Paul Beauchamp, un grand exégète, nous le fait comprendre autrement.

Il nous explique que cet interdit du TOUT est la loi même du langage, de la parole humaine : on ne peut pas TOUT dire, sinon on y est encore demain matin, et jusqu'à la fin des temps. Parler en vérité, c'est accepter de ne pas TOUT dire, c'est consentir à entrer dans l'humilité du partiel et du partial, « toute parole dit (implicitement) : ceci n'est pas l'absolu », ceci que je dis n'est pas l'universel. L'universel n'est pas en mon pouvoir : cela signifie aussi et justement que vous avez droit de réponse ! Tout parole vraie est une invitation au dialogue.

Pour toute la Bible, la parole est un glaive, c'est à dire qu'on se bat avec elle et contre elle, et qu'elle coupe le réel, elle le divise, elle le met en morceaux, mais elle est bien incapable de le rassembler, de l'envelopper tout entier. On ne rassemble rien du tout avec un glaive !

Alors, Jésus ? Qu'est-ce que tu fais ? qu'est-ce que tu nous racontes avec ton amour universel ?

Eh bien justement.
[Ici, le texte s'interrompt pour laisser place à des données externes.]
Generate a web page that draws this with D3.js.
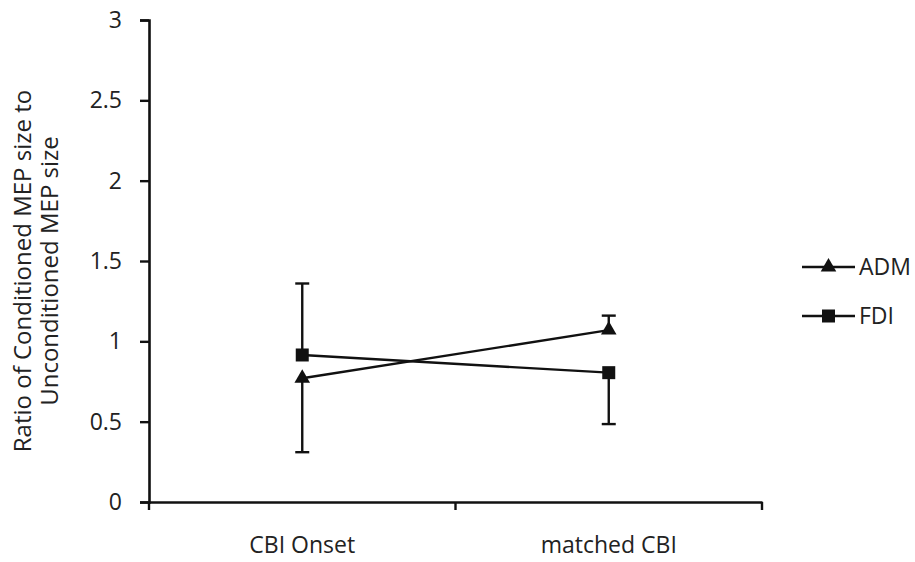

Il s'agit d'écouter avec deux oreilles et de ne pas faire de salade : Jésus ne nous dit pas « amour, amour, amour toujours », il dit bien plutôt : « deux », et jamais l'un sans l'autre. Deux, deux irréconciliables en apparence, pas si faciles à concilier, Dieu ET le prochain, Dieu ET les êtres humains.
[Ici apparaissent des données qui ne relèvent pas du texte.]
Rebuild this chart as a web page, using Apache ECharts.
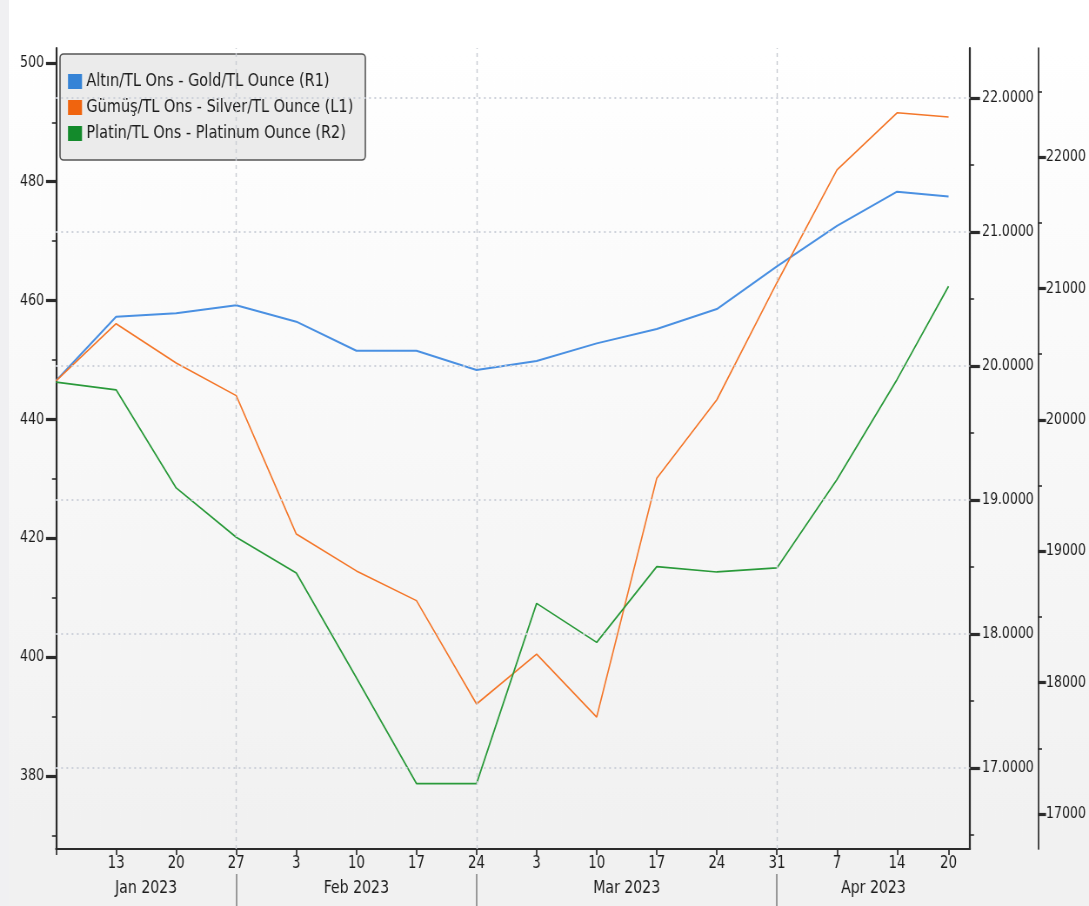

Si j'écoute vraiment attentivement, je vais entendre différemment le petit verbe qu'a employé Jésus ici : « de ces deux commandements-là dépend la Loi tout entière, ainsi que les Prophètes ».

En grec krematai. On pourrait traduire, sans rien forcer : 'à ces deux-là est suspendue la Loi, à ces deux-là est pendue la Loi', parce que c'est justement le verbe même qui dit la crucifixion : Jésus « pendu au bois de la Croix ».
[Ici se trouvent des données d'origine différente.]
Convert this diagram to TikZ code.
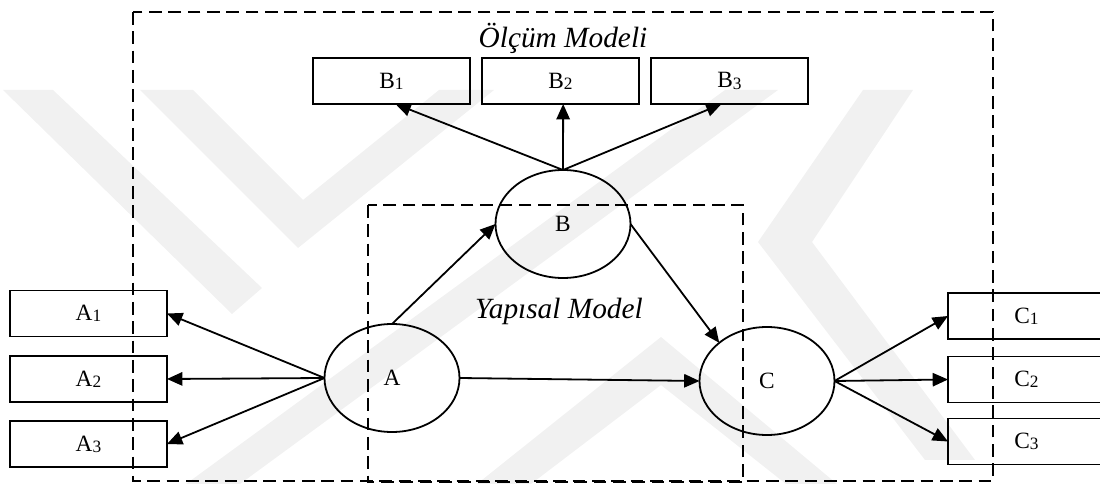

L'amour de son Père et des hommes ses frères a écartelé Jésus sur la Croix, et rien d'autre que ce double amour ne l'y a tenu attaché, suspendu.

C'est à ce mystère-là que nous venons puiser dans l'eucharistie : que le Seigneur nous donne un peu plus d'ambition et de force pour conciler l'amour de Dieu, le respect de mon voisin de palier et l'attention due à tout être humain, car tout être humain est aux yeux de Dieu, exceptionnel.